Zwischen Weihnachten und Sylvester 1987 trafen sich erstmals sangeswillige und sangesbegabte Siebenbürger in Bergalingen, im Südschwarzwald zu einer Woche Chorarbeit. Altes und neues Notenmaterial wurde beschafft. Mit großer Begeisterung stürzten sich Sänger und Dirigent in die neue Aufgabe. Dass man richtig Singen nur mit Spaß betreiben kann und dass, falls nicht gleich vorhanden, dieser sich automatisch einstellt, weiß jeder, der seine Stimme zum Lobe Gottes schon mal eingesetzt hat. Durch das gemeinsame Musizieren lernte man sich näher kennen, es entwickelte sich eine schöne Chorgemeinschaft. Seither trafen und treffen sich die Sänger jedes Jahr, anfangs zwischen Weihnachten und Neujahr, später oft nach Bedarf. Selbstverständlich wollten wir nicht als anonymer, namenloser Verein auftreten. Nach einigen Überlegungen bot sich bald ein passender Name an: Die "Siebenbürgische Kantorei" wurde aus der Taufe gehoben. Pate stand das "Hilfskomitee der Siebenbürger Sachsen und Evangelischen Banater Schwaben im Diakonische Werk der EKD"

Die in der Chorwoche erarbeiteten Werke wurden dann in Gottesdiensten und Konzerten zu Gehör gebracht. Durch Barthmes´ doppelte Beziehung zur geistlichen Musik, musikalisch wie theologisch, wurde immer die geistliche Aussage der Stücke vertieft und ins Zentrum gestellt. Auf diese Weise erlebten sowohl Aufführende wie auch Zuhörer die Darbietungen unserer Kantorei, über den musikalischen Genuss hinaus jedes Mal wie einen eindrucksvollen, lebendigen Gottesdienst. Mit der Zeit nahmen die Aufforderungen bei Heimattreffen, Kirchentagen, hohen Fest- und Feiertagen mitzuwirken, zu. Durch positive Rückmeldungen beflügelt, konnten wir eine stete Qualitätsverbesserung unseres Chores erreichen.

Dieter Barthmes erhielt nach längerer Wartezeit endlich eine Pfarrstelle in Deutschland angeboten. Die Doppelbelastung, die er dadurch bei den Vorbereitungen für die Chorarbeit gehabt hätte, konnten wir ihm nicht zumuten.

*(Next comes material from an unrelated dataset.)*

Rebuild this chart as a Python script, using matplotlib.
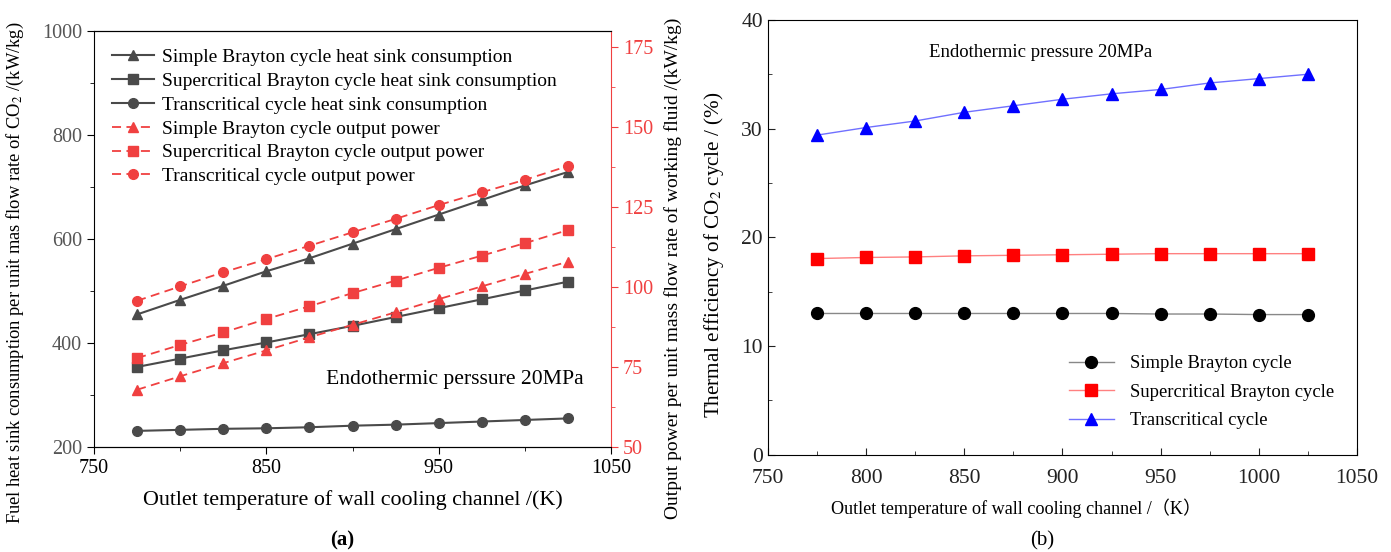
import numpy as np
import matplotlib
matplotlib.use('Agg')
from matplotlib import pyplot as plt
from matplotlib.ticker import MultipleLocator, FixedLocator

plt.rcParams['font.family'] = ['Liberation Serif', 'Noto Sans CJK SC', 'DejaVu Sans']
plt.rcParams['mathtext.fontset'] = 'stix'

temps = [775, 800, 825, 850, 875, 900, 925, 950, 975, 1000, 1025]

# (a) heat sink consumption, kW/kg (left axis)
simple_sink = [455, 483, 510, 538, 563, 591, 619, 647, 675, 703, 729]
super_sink = [354, 370, 386, 401, 417, 433, 450, 467, 484, 501, 518]
trans_sink = [231, 233, 235, 236, 238, 241, 243, 246, 249, 252, 255]

# (a) output power, kW/kg (right axis)
simple_pow = [67.9, 72.1, 76.2, 80.2, 84.3, 88.2, 92.1, 96.2, 100.2, 104.1, 107.9]
super_pow = [77.8, 81.9, 85.8, 90.0, 94.0, 98.1, 102.0, 106.0, 109.8, 113.7, 117.8]
trans_pow = [95.7, 100.2, 104.6, 108.7, 112.9, 117.1, 121.3, 125.6, 129.6, 133.5, 137.8]

# (b) thermal efficiency, %
simple_eff = [13.0, 13.0, 13.0, 13.0, 13.0, 13.0, 13.0, 12.95, 12.95, 12.9, 12.9]
super_eff = [18.05, 18.15, 18.2, 18.3, 18.35, 18.4, 18.45, 18.5, 18.5, 18.5, 18.5]
trans_eff = [29.4, 30.1, 30.7, 31.5, 32.1, 32.7, 33.2, 33.6, 34.2, 34.6, 35.0]

grey = '#4a4a4a'
red = '#f04040'

fig = plt.figure(figsize=(13.91, 5.52), dpi=100)

# ---------------- (a) ----------------
ax = fig.add_axes([0.0676, 0.1902, 0.3717, 0.7536])
ax.plot(temps, simple_sink, '-^', color=grey, ms=7, lw=1.5, label='Simple Brayton cycle heat sink consumption')
ax.plot(temps, super_sink, '-s', color=grey, ms=6.5, lw=1.5, label='Supercritical Brayton cycle heat sink consumption')
ax.plot(temps, trans_sink, '-o', color=grey, ms=7, lw=1.5, label='Transcritical cycle heat sink consumption')
ax.set_xlim(750, 1050)
ax.set_ylim(200, 1000)
ax.xaxis.set_major_locator(FixedLocator([750, 850, 950, 1050]))
ax.xaxis.set_minor_locator(FixedLocator([800, 900, 1000]))
ax.yaxis.set_major_locator(MultipleLocator(200))
ax.yaxis.set_minor_locator(MultipleLocator(100))
ax.tick_params(which='both', direction='out', labelsize=14.5, colors='black')
ax.tick_params(which='major', length=5)
ax.tick_params(which='minor', length=3)
for lab in ax.get_yticklabels():
    lab.set_color('#555555')
ax.set_xlabel('Outlet temperature of wall cooling channel /(K)', fontsize=15.8, labelpad=9)
ax.set_ylabel('Fuel heat sink consumption per unit mas flow rate of CO$_2$ /(kW/kg)', fontsize=13.3)
ax.yaxis.set_label_coords(-0.1315, 0.42)
ax.spines['right'].set_visible(False)
ax.text(1034, 330, 'Endothermic perssure 20MPa', fontsize=15.6, ha='right', va='center')

ax2 = ax.twinx()
ax2.plot(temps, simple_pow, '--^', color=red, ms=7, lw=1.3, dashes=(5, 3), label='Simple Brayton cycle output power')
ax2.plot(temps, super_pow, '--s', color=red, ms=6.5, lw=1.3, dashes=(5, 3), label='Supercritical Brayton cycle output power')
ax2.plot(temps, trans_pow, '--o', color=red, ms=7, lw=1.3, dashes=(5, 3), label='Transcritical cycle output power')
ax2.set_ylim(50, 180)
ax2.yaxis.set_major_locator(MultipleLocator(25))
ax2.yaxis.set_minor_locator(MultipleLocator(12.5))
ax2.tick_params(which='both', direction='out', colors=red, labelsize=14.5)
ax2.tick_params(which='major', length=5)
ax2.tick_params(which='minor', length=3)
ax2.spines['right'].set_color(red)
ax2.spines['left'].set_visible(False)
ax2.set_ylabel('Output power per unit mass flow rate of working fluid /(kW/kg)', fontsize=14, color='black')
ax2.yaxis.set_label_coords(1.1025, 0.43)

h1, l1 = ax.get_legend_handles_labels()
h2, l2 = ax2.get_legend_handles_labels()
ax2.legend(h1 + h2, l1 + l2, loc='upper left', frameon=False, fontsize=14,
           handlelength=2.2, handletextpad=0.4, labelspacing=0.32, borderaxespad=0.5)

fig.text(0.246, 0.012, '(a)', fontsize=15, fontweight='bold', ha='center')

# ---------------- (b) ----------------
bx = fig.add_axes([0.552, 0.176, 0.4236, 0.788])
bx.plot(temps, simple_eff, '-o', color='#888888', mfc='black', mec='black', ms=8.5, lw=1, label='Simple Brayton cycle')
bx.plot(temps, super_eff, '-s', color='#ff8080', mfc='red', mec='red', ms=8, lw=1, label='Supercritical Brayton cycle')
bx.plot(temps, trans_eff, '-^', color='#7070ff', mfc='blue', mec='blue', ms=8.5, lw=1, label='Transcritical cycle')
bx.set_xlim(750, 1050)
bx.set_ylim(0, 40)
bx.xaxis.set_major_locator(MultipleLocator(50))
bx.xaxis.set_minor_locator(MultipleLocator(25))
bx.yaxis.set_major_locator(MultipleLocator(10))
bx.yaxis.set_minor_locator(MultipleLocator(5))
bx.tick_params(which='both', direction='in', labelsize=15.5, colors='#222222')
bx.tick_params(axis='x', which='both', pad=10)
bx.tick_params(which='major', length=5)
bx.tick_params(which='minor', length=3)
bx.set_xlabel('Outlet temperature of wall cooling channel /（K）', fontsize=13.1)
bx.xaxis.set_label_coords(0.421, -0.1)
bx.set_ylabel('Thermal efficiency of CO$_2$ cycle / (%)', fontsize=15.2)
bx.yaxis.set_label_coords(-0.071, 0.46)
bx.text(889, 37.0, 'Endothermic pressure 20MPa', fontsize=13.5, ha='center', va='center')
bx.legend(loc='lower right', frameon=False, fontsize=13.4, handlelength=2.4, handletextpad=0.9,
          labelspacing=0.62, bbox_to_anchor=(0.99, 0.02))

fig.text(0.749, 0.012, '(b)', fontsize=15, ha='center')

plt.savefig('out.png', dpi=100)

Zum Glück erklärte sich die bekannte Organistin Ilse Maria Reich bereit, die Leitung der Kantorei zu übernehmen. Das war um Weihnachten 1995.

Inzwischen gab es mehrere Aus- und Eintritte in unserem Chor, die insgesamt ebenfalls zur Verbesserung der Qualität beitrugen und die Einstudierung schwieriger und moderner Werke ermöglichten. Hinzu kam dank des persönlichen Einsatzes von Frau Reich die Mitwirkung von Instrumental- und Gesangsolisten, vor allem aber ihr eigener Beitrag als Virtuosin auf der Orgel, die unsere Konzerte bereicherten. Insgesamt wurde die "Siebenbürgische Kantorei" zu einer Institution, die sich hören lassen kann.

Natürlich gibt es für diese musikalische Gemeinschaft immer wieder besondere Höhepunkte, wie die Chor-Reisen: 1996 nach Südafrika (ehemaliger Wirkungsbereich von Pfr. Graef); als herausragendes Ereignis 1999 nach Siebenbürgen und Bukarest, bei der wir die Bindungen zur alten Heimat vertiefen konnten; 2002 zusammen mit der Rottenburger Singgemeinschaft nach Prag; 2006 nach Frankreich und 2007 besuchten wir Luxemburg, (neben Hermannstadt die andere Europäische Kulturhauptstadt des Jahres) woher vor über 800 Jahren unsere Vorfahren nach Siebenbürgen ausgewandert waren.

Obwohl es schwer fällt, wollen wir uns aus Altersgründen von dieser schönen Chorgemeinschaft verabschieden. Gleichzeitig liegt uns am Herzen, den Stab an jüngere Menschen weiterzugeben. Wer da gerne mitmachen will, kann sich an den Vorstand Frieder Latzina (Tel: 0721/884972) oder direkt an die Dirigentin Ilse Maria Reich (Tel: 0871/9666673) wenden. Wir sind sicher, dass die Mitwirkung in der "Siebenbürgischen Kantorei" für alle Sangesfreudigen der Anfang einer lohnenden, erfüllenden und bereichernden Zeit sein kann.

Wir bleiben Euch in Dankbarkeit herzlich verbunden und wünschen Euch auch weiterhin Freude am Musizieren, gutes Gelingen für weitere Vorhaben und Gottes Segen.